There are countless examples of the half of it, including a letter written in 1571 by Scottish historian and humanist scholar George Buchanan (February 1506 – 28 September 1582) in his condemnation of Mary, Queen of Scots.  At the time, he was convinced that the death of her husband was as a crime of passion brought on many liaisons he claimed the Queen had with James Hepburn, 4th Earl of Bothwell  (1534 – 14 April 1578) who, he claimed, was also involved in the demise of the king consort Henry Stuart (7 December 1545 – 10 February 1567), Duke of Albany, known as Lord Darnley.

This is my fayth I wyll die in it. Excuse if I writ euill, ye may gesse the halfe of it, but I can not mende it because I am not weill at ease, and yit very glad to writ vnto you quhen the rest are sleepand, sithe I can not sleipe as thay do and as I would desire, that is, in your armes my deare loue, quhom I pray God to preserue from all euyll and send you repose, I am gangand to seke myne till the morne quhen I shall end my Bybill, but I am fascheit that it stoppies me to write newis of my self vnto you, because it is so lang.

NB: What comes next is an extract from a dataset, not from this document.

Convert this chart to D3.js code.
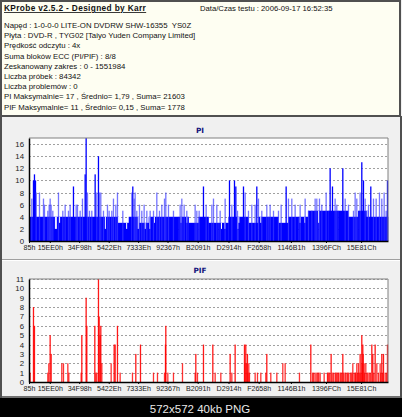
<!DOCTYPE html>
<html><head><meta charset="utf-8">
<script src="https://cdn.jsdelivr.net/npm/d3@7"></script>
<style>body{margin:0;background:#fff}svg{display:block}text{white-space:pre}</style>
</head><body>
<script>
// ---------- data ----------
const infoTitle = "KProbe v2.5.2 - Designed by Karr";
const infoDate = "Data/Czas testu : 2006-09-17 16:52:35";
const infoLines = [
  "Napęd : 1-0-0-0 LITE-ON DVDRW SHW-16355  YS0Z",
  "Płyta : DVD-R , TYG02 [Taiyo Yuden Company Limited]",
  "Prędkość odczytu : 4x",
  "Suma bloków ECC (PI/PIF) : 8/8",
  "Zeskanowany zakres : 0 - 1551984",
  "Liczba próbek : 84342",
  "Liczba problemów : 0",
  "PI Maksymalnie= 17 , Średnio= 1,79 , Suma= 21603",
  "PIF Maksymalnie= 11 , Średnio= 0,15 , Suma= 1778"
];
const caption = "572x572 40kb PNG";
const xTickLabels = ["85h","15EE0h","34F98h","5422Eh","7333Eh","92367h","B2091h","D2914h","F2658h","1146B1h","1396FCh","15E81Ch"];
const lbaMax = 1551984;
const piTicks = [0,2,4,6,8,10,12,14,16];
const piMax = 17;
const pifTicks = [0,1,2,3,4,5,6,7,8,9,10,11];
const pifMax = 11;
// PI background level, 36 equal LBA segments
const piBase = [4,4,4,4,4,4,4,4,4,3,4,3,4,4,4,4,3,4,3,3,4,4,3,4,4,3,4,4,5,5,5,5,4,5,4,4];
// PI dips [LBA (thousands), value]
const piDips = [[112,2],[116,2],[130,3],[328,2],[385,3],[420,2],[470,2],[500,2],[520,2],[540,3],[655,3],[680,3],[690,3],[830,2],[845,2],[900,2],[905,3],[1000,3],[1080,3],[1170,3],[1190,3],[1250,3],[1390,4],[1460,4],[1505,4]];
// PI spikes [LBA (thousands), value]
const piSpikes = [[11.5,7],[18.7,10],[23.0,11],[27.4,10],[30.3,8],[44.7,8],[62.0,7],[66.3,6],[80.7,5],[86.5,6],[90.8,7],[95.1,6],[102.3,5],[126.8,8],[145.5,5],[155.6,6],[170,5],[177.2,6],[191.6,9],[203.2,6],[208.9,6],[220.5,5],[230.5,7],[242.1,11],[246.4,17],[252.2,8],[260.8,5],[270.9,5],[285.3,11],[292.5,8],[299.7,14],[304.0,8],[309.8,8],[321.3,5],[338.6,6],[345.8,5],[357.3,5],[364.5,7],[374.6,6],[381.8,8],[404.9,5],[443.8,8],[448.1,9],[453.9,7],[458.2,8],[465.4,5],[477.0,6],[487.0,5],[497.1,6],[508.7,5],[523.1,5],[537.5,5],[551.9,8],[563.4,5],[573.5,6],[585.1,7],[590.8,8],[602.4,6],[623.9,5],[652.8,6],[660.0,7],[670.1,6],[681.6,5],[717.6,6],[724.8,5],[734.9,5],[753.6,9],[765.2,6],[789.7,6],[796.9,7],[811.3,6],[825.7,5],[847.3,7],[866.1,10],[876.2,6],[887.7,10],[893.5,9],[900.7,5],[926.6,9],[933.8,8],[948.2,5],[962.6,6],[977.0,6],[984.2,9],[991.4,7],[1005.8,5],[1027.4,6],[1041.8,6],[1056.3,5],[1077.9,5],[1089.4,6],[1111.0,9],[1121.1,7],[1135.5,7],[1149.9,6],[1171.5,6],[1193.1,7],[1207.6,5],[1222.0,5],[1236.4,7],[1243.6,7],[1255.1,7],[1265.2,6],[1283.9,8],[1301.2,12],[1311.3,9],[1322.8,7],[1330.0,6],[1356.0,12],[1366.1,7],[1380.5,6],[1402.1,5],[1409.3,8],[1416.5,7],[1430.9,8],[1438.1,13],[1445.3,10],[1452.6,7],[1467.0,6],[1477.0,9],[1488.6,7],[1500.1,7],[1514.5,8],[1524.6,7],[1534.7,8],[1543.3,5],[1549.1,10]];
// PIF spikes [LBA (thousands), value]
const pifSpikes = [[4.3,1],[18.7,8],[23.0,6],[80.7,1],[85.0,2],[90.8,5],[95.1,3],[141.2,2],[148.4,2],[167.2,2],[171.5,1],[224.8,1],[227.7,5],[246.4,9],[249.3,6],[283.9,6],[288.2,1],[292.5,1],[299.7,11],[302.6,7],[306.9,5],[309.8,6],[314.2,2],[354.5,2],[367.5,4],[371.8,4],[381.8,6],[393.4,1],[446.7,1],[461.1,3],[481.3,4],[537.5,1],[554.8,1],[585.1,1],[589.4,4],[590.8,6],[599.5,1],[623.9,1],[662.9,2],[717.6,1],[720.5,3],[727.7,1],[753.6,4],[794.0,4],[804.1,1],[828.6,1],[868.9,3],[876.2,1],[890.5,4],[930.9,4],[933,2],[936.6,4],[940,2],[943.8,3],[946,1],[949.6,2],[952.5,1],[977.0,1],[987.1,1],[1001.5,1],[1023.1,1],[1027.4,3],[1044.7,1],[1070.7,1],[1096.6,2],[1106.7,2],[1168.6,1],[1217.6,4],[1225,1],[1230,1],[1236.4,1],[1243.6,1],[1248,1],[1252,1],[1258.0,1],[1275.3,1],[1289.7,1],[1292,1],[1296,1],[1300,1],[1305.5,3],[1310,1],[1315.6,1],[1322.8,1],[1326,1],[1330,1],[1334.4,1],[1338,1],[1344.5,1],[1348,1],[1352,1],[1356.0,3],[1360,1],[1366.1,1],[1370,1],[1376.2,1],[1380,1],[1387.7,1],[1392,1],[1396,1],[1399.2,2],[1405.0,1],[1410,1],[1412,1],[1416.5,2],[1420,1],[1423.7,2],[1427,1],[1430.9,3],[1434,1],[1438.1,5],[1440,2],[1442.4,4],[1444,3],[1448.2,2],[1450,1],[1455.4,2],[1459.7,1],[1464,1],[1470,1],[1475,1],[1481.4,4],[1485.6,3],[1490,1],[1495.8,4],[1503.0,2],[1510,1],[1517.4,2],[1520,1],[1524.6,3],[1528,1],[1531.8,3],[1539.0,1],[1545,1],[1549.1,4]];

// ---------- layout ----------
const W = 402, H = 417;
const FONT = "'Liberation Sans', Arial, sans-serif";
const svg = d3.select("body").append("svg").attr("width", W).attr("height", H);

svg.append("rect").attr("x",0).attr("y",0).attr("width",W).attr("height",H).attr("fill","#f0f0f0");
// info box
svg.append("rect").attr("x",1).attr("y",1).attr("width",399).attr("height",115)
  .attr("fill","#fefef2").attr("stroke","#505050").attr("stroke-width",2);
svg.append("text").attr("x",4).attr("y",11).attr("font-family",FONT).attr("font-size",8.3)
  .attr("letter-spacing",0.35)
  .attr("font-weight","bold").attr("text-decoration","underline").attr("fill","#111").text(infoTitle);
svg.append("text").attr("x",200).attr("y",11).attr("font-family",FONT).attr("font-size",7.7)
  .attr("fill","#111").text(infoDate);
svg.append("g").selectAll("text").data(infoLines).join("text")
  .attr("x",4).attr("y",(d,i)=>28+i*10.2).attr("font-family",FONT).attr("font-size",7.8)
  .attr("fill","#111").text(d=>d);

// outer frame for panels
svg.append("line").attr("x1",1).attr("x2",1).attr("y1",116).attr("y2",398).attr("stroke","#505050").attr("stroke-width",2);
svg.append("line").attr("x1",401).attr("x2",401).attr("y1",116).attr("y2",398).attr("stroke","#505050").attr("stroke-width",2);
svg.append("line").attr("x1",2).attr("x2",400).attr("y1",259.5).attr("y2",259.5).attr("stroke","#a0a0a0");
svg.append("line").attr("x1",2).attr("x2",400).attr("y1",260.5).attr("y2",260.5).attr("stroke","#ffffff");
svg.append("line").attr("x1",2).attr("x2",400).attr("y1",397).attr("y2",397).attr("stroke","#707070").attr("stroke-width",2);

// caption bar
svg.append("rect").attr("x",0).attr("y",398).attr("width",W).attr("height",19).attr("fill","#000");
svg.append("text").attr("x",200).attr("y",413).attr("text-anchor","middle").attr("font-family",FONT)
  .attr("font-size",11.5).attr("fill","#e8e8e8").text(caption);

const x = d3.scaleLinear().domain([0, lbaMax]).range([29, 388]);
const tickVals = xTickLabels.map(s => parseInt(s.slice(0,-1),16));

function panel(title, titleY, top, bottom, yMax, yTicks, drawData) {
  const y = d3.scaleLinear().domain([0, yMax]).range([bottom, top]);
  svg.append("text").attr("x",200).attr("y",titleY).attr("text-anchor","middle")
    .attr("font-family","'DejaVu Sans', Verdana, sans-serif").attr("font-weight","bold")
    .attr("font-size",7.3).attr("fill","#10107a").text(title);
  svg.append("rect").attr("x",x.range()[0]).attr("y",top).attr("width",x.range()[1]-x.range()[0])
    .attr("height",bottom-top).attr("fill","#ffffff");
  // grid
  svg.append("g").selectAll("line").data(yTicks.filter(v=>v>0)).join("line")
    .attr("x1",x.range()[0]).attr("x2",x.range()[1]).attr("y1",d=>Math.round(y(d))+0.5).attr("y2",d=>Math.round(y(d))+0.5)
    .attr("stroke","#a0a0a0").attr("stroke-dasharray","2,2");
  drawData(y);
  // frame
  svg.append("line").attr("x1",x.range()[0]).attr("x2",x.range()[1]).attr("y1",top).attr("y2",top).attr("stroke","#808080");
  svg.append("line").attr("x1",x.range()[1]).attr("x2",x.range()[1]).attr("y1",top).attr("y2",bottom).attr("stroke","#808080");
  // axes
  const ya = d3.axisLeft(y).tickValues(yTicks).tickSize(0).tickPadding(5);
  const gy = svg.append("g").attr("transform",`translate(${x.range()[0]},0)`).call(ya);
  gy.select(".domain").attr("stroke","#000").attr("stroke-width",1.5);
  gy.selectAll("text").attr("font-family",FONT).attr("font-size",7.8).attr("fill","#222");
  const xa = d3.axisBottom(x).tickValues(tickVals).tickFormat((d,i)=>xTickLabels[i]).tickSize(2).tickSizeOuter(0).tickPadding(2);
  const gx = svg.append("g").attr("transform",`translate(0,${bottom})`).call(xa);
  gx.select(".domain").attr("stroke","#000").attr("stroke-width",1.5);
  gx.selectAll(".tick line").attr("stroke","#000");
  gx.selectAll("text").attr("font-family",FONT).attr("font-size",7.1).attr("fill","#222");
}

panel("PI", 132.5, 138, 241, piMax, piTicks, y => {
  const seg = lbaMax / piBase.length;
  const g = svg.append("g");
  g.selectAll("rect.base").data(piBase).join("rect").attr("class","base")
    .attr("x",(d,i)=>x(i*seg)).attr("width",(d,i)=>x((i+1)*seg)-x(i*seg)+0.3)
    .attr("y",d=>y(d)).attr("height",d=>y(0)-y(d)).attr("fill","#0000ff");
  const baseAt = d => piBase[Math.min(piBase.length-1,Math.floor(d[0]*1000/seg))];
  g.selectAll("rect.dip").data(piDips).join("rect").attr("class","dip")
    .attr("x",d=>x(d[0]*1000)).attr("width",1)
    .attr("y",d=>y(baseAt(d))).attr("height",d=>y(d[1])-y(baseAt(d)))
    .attr("fill","#ffffff");
  g.selectAll("rect.sp").data(piSpikes).join("rect").attr("class","sp")
    .attr("x",d=>x(d[0]*1000)-0.5).attr("width",1.3)
    .attr("y",d=>y(d[1])).attr("height",d=>y(0)-y(d[1]))
    .attr("fill",d=>d[1]>=9 ? "#0000ff" : "#3a3aff").attr("opacity",d=>d[1]>=9 ? 1 : 0.7);
});

panel("PIF", 272.5, 279, 382, pifMax, pifTicks, y => {
  svg.append("g").selectAll("rect").data(pifSpikes).join("rect")
    .attr("x",d=>x(d[0]*1000)-0.5).attr("width",1.3)
    .attr("y",d=>y(d[1])).attr("height",d=>y(0)-y(d[1]))
    .attr("fill","#ff0000").attr("opacity",d=>d[1]>=3 ? 0.9 : 0.8);
});
</script>
</body></html>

SIDE NOTE 1:  James Hepburn, 4th Earl of Bothwell, became the third and final husband of Mary, Queen of Scots when they wed on 15 May 1567 in the Chapel of Holyrood Palace in Edinburgh. 

SIDE NOTE 2:  To free himself to marry the Queen, he filed for divorce from his wife, Lady Jean Gordon (1546 – 14 May 1629) on grounds of consanguinity, although this required considerable research on his part to prove.  Lady Jean Gordon, however, secured a divorce on grounds of adultery with her maid and seamstress, Bessie Crawford.

SIDE NOTE 3:  Lady Jean Gordon was the daughter of the 4th Earl of Huntly and Elizabeth Keith, and after her divorce from James Hepburn, 4th Earl of Bothwell, she became the Countess of Sutherland when she married Alexander Gordon, 12th Earl of Sutherland on 13 December 1573.

The expression the half of it has its roots in the earlier expression by half which means by a great deal, which is attested to its use in verse by Roman senator, consul, magister officiorum, and philosopher Anicius Manlius Severinus Boëthius (477 – 525) known simply as  Boethius .  He was influenced by the writings of Plato, Aristotle, Cicero, Seneca the Younger, and Augustine of Hippo.

To all folk likewise
This next example no less suits:
The comb of the honey cannot but seem
To each son of men sweeter by half,
If he have tasted before the honey
Aught that is bitter.

SIDE NOTE 4:  The translation of verses by Boethius from Latin to English was undertaken and completed by King Alfred (849 – 26 October 899).  He was also known as Alfred the Great, and ruled England from 21 April 871 until his death on 26 October 899.  During his reign, he improved the legal and military structures in England, and advocated for education to be taught in English.

SIDE NOTE 5:  Half at this point in history did not necessarily mean something was divided into two equal parts.  It simple meant divided in two where one part could be the same, smaller, or larger than the other part.

The word half is Old English and came from the Saxon word healf which is from the Old Norse halfr.  Old English began with the Anglo-Saxon settlement of Britain in the 5th century.  As such Idiomation pegs the half of it to the early 1500s based on George Buchanan’s use of the phrase in his writings about Mary, Queen of Scots.